Stereodude is 100% correct. You need gas cooking to get off the electricity grid. The good news is that a cooktop can be supplied from a pair of 9kg (20lb) propane bottles for months at a time, so you can throw them in your car and take them to a refilling station.
On the other hand, there's no point in a gas oven - they're expensive and a PITA to use.
Electric cooktops are a problem for "off-grid" because of the huge current they can pull down, albeit for short periods of time. To my surprise, they're actually more efficient than gas at transferring energy into the cookware (and therefore the food) - provided the cookware base is
flat. So if you have cheap, bent cookware, go for gas. :roll:
Over the years, we've had to contend with many different cooktops (and ovens), about half of which were gas ('natural' and propane). Gas was so obviously better, we made sure that's what went into the house we built. The worst of the electrics were those damn cast iron hobs - the least efficient and by far the slowest to heat up and cool down, an absolute abomination.
Our current place has a gas line in the street; however, it would cost a small fortune to run the pipes and install a gas cooktop, so we looked at alternatives.
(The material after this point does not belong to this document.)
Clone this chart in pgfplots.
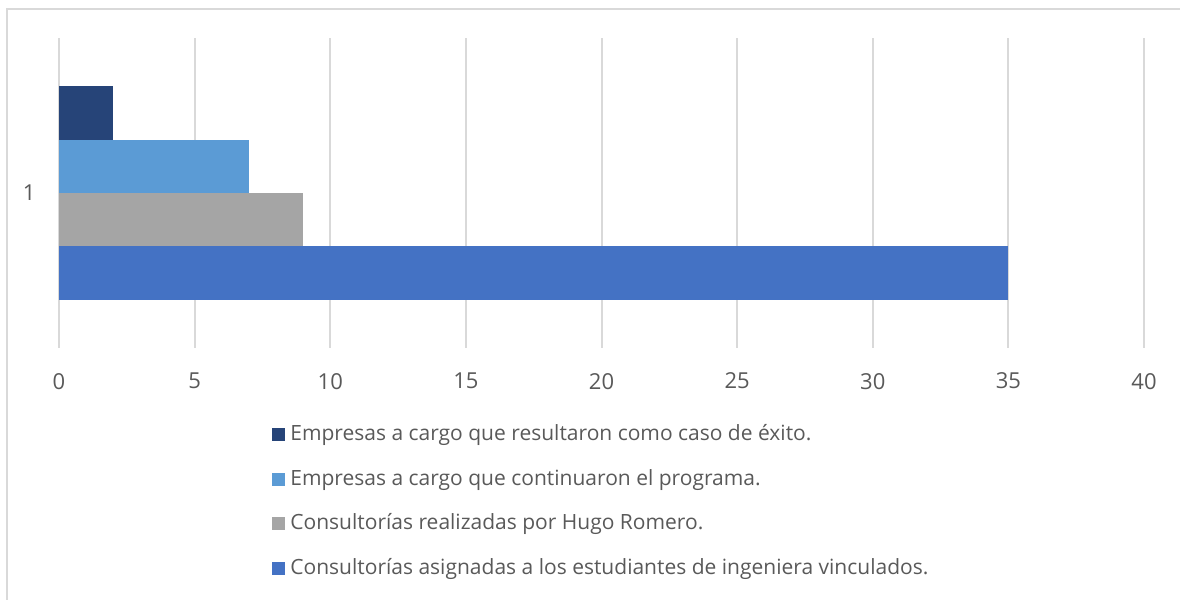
\documentclass[border=0pt]{standalone}
\usepackage{pgfplots}
\pgfplotsset{compat=1.18}
\usepackage{fontspec}
\setmainfont{Open Sans}
\definecolor{c1}{HTML}{264478}
\definecolor{c2}{HTML}{5B9BD5}
\definecolor{c3}{HTML}{A5A5A5}
\definecolor{c4}{HTML}{4472C4}
\definecolor{txt}{HTML}{595959}
\definecolor{gridc}{HTML}{D9D9D9}
\begin{document}
\begin{tikzpicture}
\useasboundingbox (0,0) rectangle (590pt,300pt);
\draw[gridc, line width=1pt] (3.5pt,0) -- (3.5pt,295.5pt) -- (590pt,295.5pt);
\begin{axis}[
  at={(29.5pt,126pt)}, anchor=south west,
  scale only axis, width=542.5pt, height=155pt,
  xmin=0, xmax=40, ymin=0.5, ymax=1.5,
  xtick={0,5,...,40}, ytick={1},
  xbar, bar width=26.75pt,
  axis line style={draw=none},
  tick style={draw=none},
  xmajorgrids, major grid style={gridc, line width=1pt},
  /pgf/number format/assume math mode=true,
  ticklabel style={font=\fontsize{11}{13}\selectfont, text=txt},
  xticklabel style={yshift=-9pt},
  yticklabel style={xshift=-4pt},
  legend style={at={(axis description cs:0.1963,-0.242)}, anchor=north west,
    draw=none, fill=none, inner sep=0pt, column sep=2.5pt, row sep=11.35pt,
    font=\fontsize{10.5}{13}\selectfont, text=txt,
    nodes={inner sep=0pt, text height=8.5pt, text depth=2.5pt, anchor=west}},
  legend cell align=left,
  legend image code/.code={\fill[#1] (0pt,-3.25pt) rectangle (6.5pt,3.25pt);},
]
\addplot[fill=c1, draw=none, bar shift=40pt] coordinates {(2,1)};
\addplot[fill=c2, draw=none, bar shift=13.25pt] coordinates {(7,1)};
\addplot[fill=c3, draw=none, bar shift=-13.25pt] coordinates {(9,1)};
\addplot[fill=c4, draw=none, bar shift=-40pt] coordinates {(35,1)};
\legend{Empresas a cargo que resultaron como caso de éxito.,
Empresas a cargo que continuaron el programa.,
Consultorías realizadas por Hugo Romero.,
Consultorías asignadas a los estudiantes de ingeniera vinculados.}
\end{axis}
\end{tikzpicture}
\end{document}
We found ...
induction.
Precise control over power (11 digital power levels - some have 21), zero lag (even marginally less than gas) and incredibly fast. You can boil a couple of cups in water in less than 30 seconds, yet melt chocolate slowly, and you can do it every time without fail.
Unlike conventional glass-ceramic cooktops with radiant elements, the surface doesn't get hot all over. My party trick is to boil water for a minute, remove the pan and place my hand on the cooktop where the pan was standing. It works because the only heat in the surface is what it has absorbed from the pan, not the other way around. Similarly, the surface cools down in at most a few minutes, compared to 45 minutes for a radiant element unit.
All this means that food spills just don't stick. Also, you can't get near conventional glass-ceramic cooktops for *at least* half an hour after you've finished cooking. With induction, you can lift the pan and wipe it up with a paper towel, then replace the pan and continue cooking!
Energy transfer efficiency is up to 90%. I'll vouch for it, you can hardly feel any heat at all when working near the stove, which is weird but literally cool.
To sum up, induction cooking is completely awesome - we'd never go back to gas, and I'd give it the highest recommendation of
anything I've ever owned. But it's still capable of drawing 30A @ 240V, so current models are just not suitable for battery/solar cell operation.